Thailand’s Prime Minister Prayuth Chan-ocha (L) prepares to vote in the general election at a polling station in Bangkok, Thailand, March 24, 2019. REUTERS/Athit Perawongmetha
Turnout was expected to be high as 80 percent of the 51.2 million eligible voters, the Election Commission said about an hour before the polls closed at 5 p.m. (1000 GMT).
The commission said that unofficial results of Thailand’s first general election since 2011 would be announced from around 8:30 p.m. (1330 GMT).
After polling stations had closed, Reuters incorrectly reported Thai PBS TV channel announcing numbers from an exit poll but the seat numbers for the competing parties that it aired were from the last pre-election opinion poll.
Thai PBS’ figures came from research center Super Poll.
“We apologize for our staff’s miscommunication to Reuters that we conducted an exit poll,” said Paweenrat Sukpongpimon, a statistician at Super Poll.
The election will determine the make-up of the 500-seat parliament’s House of Representatives. The lower house and the upper house, the Senate – which is appointed entirely by the ruling junta – will together select the next prime minister.
Thailand has been under direct military rule since then-army chief Prayuth Chan-ocha overthrew an elected government linked to exiled former Prime Minister Thaksin Shinawatra, who himself was thrown out by the army in 2006.
Critics have said a new, junta-written electoral system gives a built-in advantage to pro-military parties and appears designed to prevent the Thaksin-linked Pheu Thai Party from returning to power.
Pro-Thaksin parties have won every election since 2001, but the past 15 years have seen crippling street protests both by his opponents and supporters that destabilized governments and hamstrung business.
Prayuth is hoping to stay on as prime minister with the backing of a pro-military party that campaigned on maintaining order and upholding traditional values of loyalty and devotion to the monarch.
On the eve of the vote, King Maha Vajiralongkorn made an unexpected and cryptic statement, recalling a comment made by his late father in 1969 on the need to put “good people” in power and to prevent “bad people from … creating chaos”.
Although he did not refer to any of the sides in the race, the king’s message was a departure from the approach of his late father, who died in 2016. The former king, in his latter years, usually kept a distance between the monarchy and politics
King Vajiralongkorn also weighed in on electoral affairs last month followed a startling turn of events when a pro-Thaksin party nominated Princess Ubolratana, the king’s sister, as its prime ministerial candidate.

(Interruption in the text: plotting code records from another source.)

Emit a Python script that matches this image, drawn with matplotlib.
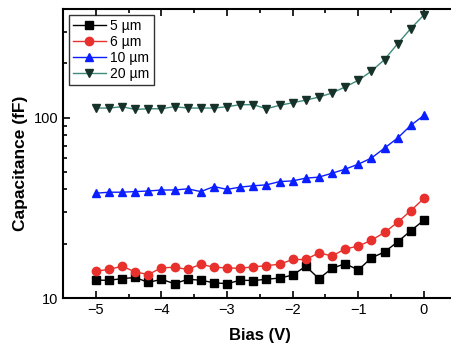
import numpy as np
import matplotlib.pyplot as plt
from matplotlib.ticker import LogLocator, NullFormatter, MultipleLocator

plt.rcParams['font.family'] = ['Liberation Sans', 'DejaVu Sans']

# Напряжение смещения, В
bias = [-5.0, -4.8, -4.6, -4.4, -4.2, -4.0, -3.8, -3.6, -3.4, -3.2, -3.0, -2.8, -2.6,
        -2.4, -2.2, -2.0, -1.8, -1.6, -1.4, -1.2, -1.0, -0.8, -0.6, -0.4, -0.2, 0.0]

# Ёмкость, фФ
c5 = [12.55, 12.55, 12.8, 13.0, 12.2, 12.7, 12.0, 12.7, 12.55, 12.15, 12.0, 12.55, 12.5,
      12.7, 12.9, 13.4, 15.0, 12.8, 14.6, 15.5, 14.3, 16.7, 18.0, 20.5, 23.6, 27.0]
c6 = [14.1, 14.4, 15.0, 13.95, 13.5, 14.7, 14.8, 14.4, 15.4, 14.8, 14.7, 14.6, 14.9,
      15.1, 15.4, 16.35, 16.35, 17.8, 17.1, 18.7, 19.4, 20.9, 23.1, 26.3, 30.5, 35.7]
c10 = [38.1, 38.6, 38.6, 38.9, 39.2, 39.7, 39.7, 40.3, 38.9, 41.5, 40.0, 41.2, 41.9,
       42.4, 44.2, 44.6, 46.2, 46.8, 49.2, 51.8, 55.2, 59.7, 67.8, 77.1, 90.6, 103.0]
c20 = [113, 113, 115, 111, 112, 112, 115, 113, 113, 113, 115, 118, 118,
       112, 117, 121, 125, 130, 137, 148, 161, 181, 210, 257, 312, 371]

labels = ['5 µm', '6 µm', '10 µm', '20 µm']

fig = plt.figure(figsize=(4.51, 3.49), dpi=100)
ax = fig.add_axes([0.1397, 0.1461, 0.873, 0.828])

ax.plot(bias, c5, '-s', color='black', ms=5.2, lw=1, label=labels[0])
ax.plot(bias, c6, '-o', color='#e8302c', ms=6, lw=1, label=labels[1])
ax.plot(bias, c10, '-^', color='#0a1eff', ms=6.3, lw=1, label=labels[2])
ax.plot(bias, c20, '-v', color='#3f8a7c', mfc='#163229', mec='#163229', ms=6.3, lw=1,
        label=labels[3])

ax.set_yscale('log')
ax.set_xlim(-5.5, 0.5)
ax.set_ylim(10, 400)
ax.xaxis.set_major_locator(MultipleLocator(1))
ax.xaxis.set_minor_locator(MultipleLocator(0.5))
ax.yaxis.set_major_locator(LogLocator(base=10))
ax.yaxis.set_minor_locator(LogLocator(base=10, subs=np.arange(2, 10)))
ax.yaxis.set_minor_formatter(NullFormatter())
ax.set_yticks([10, 100])
ax.set_yticklabels(['10', '100'])

ax.tick_params(which='both', direction='in', top=True, right=False, labelsize=10.5,
               width=1.2)
ax.tick_params(which='major', length=5)
ax.tick_params(which='minor', length=3)
for s in ax.spines.values():
    s.set_linewidth(1.5)

ax.set_xlabel('Bias (V)', fontsize=12, fontweight='bold', labelpad=8)
ax.set_ylabel('Capacitance (fF)', fontsize=12.5, fontweight='bold')
ax.yaxis.set_label_coords(-0.09, 0.465)

leg = ax.legend(loc='upper left', fontsize=10, frameon=True, fancybox=False,
                edgecolor='black', borderpad=0.3, labelspacing=0.15,
                handlelength=2.4, handletextpad=0.3, borderaxespad=0.4)
leg.get_frame().set_linewidth(1)

plt.savefig('out.png', dpi=100)
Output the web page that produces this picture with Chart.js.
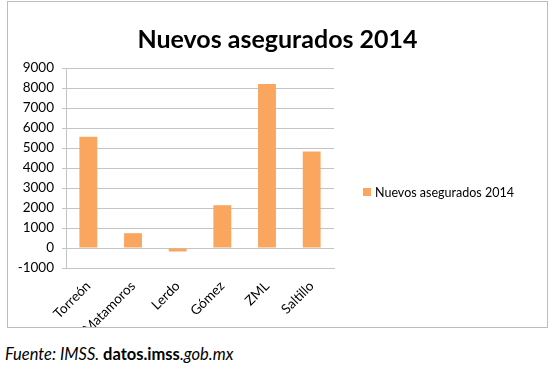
<!DOCTYPE html>
<html>
<head>
<meta charset="utf-8">
<script src="https://cdn.jsdelivr.net/npm/chart.js@4"></script>
<style>
  body { margin: 0; background: #fff; width: 556px; height: 375px; position: relative; overflow: hidden; }
  #box { position: absolute; left: 7px; top: 1px; width: 539px; height: 325px; border: 1px solid #bcbcbc; }
  #source { position: absolute; left: 5px; top: 344px; font-family: Lato, sans-serif; font-size: 16.5px; font-style: italic; color: #000; }
  #source b { font-style: normal; }
</style>
</head>
<body>
<div id="box"><canvas id="chart" width="539" height="325"></canvas></div>
<div id="source">Fuente: IMSS. <b>datos.imss</b>.gob.mx</div>
<script>
// --- Data ---
const categories = ['Torreón', 'Matamoros', 'Lerdo', 'Gómez', 'ZML', 'Saltillo'];
const values = [5560, 740, -175, 2140, 8200, 4830];
const seriesLabel = 'Nuevos asegurados 2014';
const chartTitle = 'Nuevos asegurados 2014';

const barColor = '#fba65e';
const gridColor = '#c4c4c4';

// title centred on the whole box, legend at a fixed spot (like the sheet)
const sheetText = {
    id: 'sheetText',
    afterDraw(chart) {
        const ctx = chart.ctx;
        const ds = chart.data.datasets[0];
        ctx.save();
        ctx.fillStyle = '#000';
        ctx.font = 'bold 25px Lato';
        ctx.textAlign = 'center';
        ctx.textBaseline = 'middle';
        ctx.fillText(chartTitle, chart.width / 2, 38);

        ctx.textAlign = 'left';
        ctx.fillStyle = ds.backgroundColor;
        ctx.fillRect(355, 186, 8, 8);
        ctx.fillStyle = '#000';
        ctx.font = '12.5px Lato';
        ctx.fillText(ds.label, 367, 191);
        ctx.restore();
    }
};

new Chart(document.getElementById('chart'), {
    type: 'bar',
    data: {
        labels: categories,
        datasets: [{
            label: seriesLabel,
            data: values,
            backgroundColor: barColor,
            barPercentage: 0.4,
            categoryPercentage: 1
        }]
    },
    options: {
        responsive: false,
        animation: false,
        layout: { padding: { left: 0, right: 213, top: 66, bottom: 0 } },
        plugins: {
            legend: { display: false },
            tooltip: { enabled: false },
            title: { display: false }
        },
        scales: {
            x: {
                grid: { display: false },
                border: { color: gridColor },
                ticks: {
                    color: '#000',
                    font: { family: 'Lato', size: 13.5 },
                    minRotation: 45,
                    maxRotation: 45,
                    padding: 2
                },
                afterFit(scale) { scale.height = 59; }
            },
            y: {
                min: -1000,
                max: 9000,
                ticks: {
                    stepSize: 1000,
                    color: '#000',
                    font: { family: 'Lato', size: 13.5 },
                    padding: 8,
                    callback: v => String(v)
                },
                grid: { color: gridColor, tickLength: 4 },
                border: { color: gridColor },
                afterFit(scale) { scale.width = 58; }
            }
        }
    },
    plugins: [sheetText]
});
</script>
</body>
</html>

Within hours, the king issued a statement saying her candidacy was “inappropriate” and she was quickly disqualified.
“What happened last month … and then the announcement last night shows that, in contrast to the former reign, that the monarchy is actively interested in monitoring what’s going on and it feels that it has some stake in the future direction of the country,” said David Streckfuss, a Thailand-based independent scholar.
DECK STACKED FOR MILITARY
Pro-Thaksin parties are expected to win the largest number of seats in the House of Representatives. However, the new system appears designed to prevent them from forming a government because it includes the junta-appointed 250-seat Senate in the vote for prime minister.
The provision means Prayuth’s Palang Pracharat Party and allies have to win only 126 seats in the House, while Pheu Thai and its potential “democratic front” partners would need 376.
Among the potential Pheu Thai allies is the new Future Forward Party, led by 40-year-old billionaire Thanathorn Juangroongruangkit, who has gained popularity – particularly among young voters – as a fresh new voice.
Two officially non-aligned parties could be decisive in whether pro-military or “democratic front” factions make up the next government.
Former Prime Minister Abhisit Vejjajiva, leader of the anti-Thaksin Democrats, has portrayed himself as a third way between the “dictatorship” of keeping Prayuth and a return to what critics see as the corruption of pro-Thaksin governments.
Colorful longtime politician Anutin Charnvirakul could also emerge as a compromise leader in case of deadlock. His Bhumjaithai Party placed third in the last election and has grabbed attention this time for populist promises such as the legalization of recreational marijuana and a four-day work week.
Regardless of the make-up of the government, it is likely to be a shaky coalition that may not be able to accomplish much, said Paul Chambers, lecturer in political science at Naresuan University in northern Thailand.
“There could be a stable government coming out of it in the short term,” he said. “But that kind of coalition is not going to last that long.”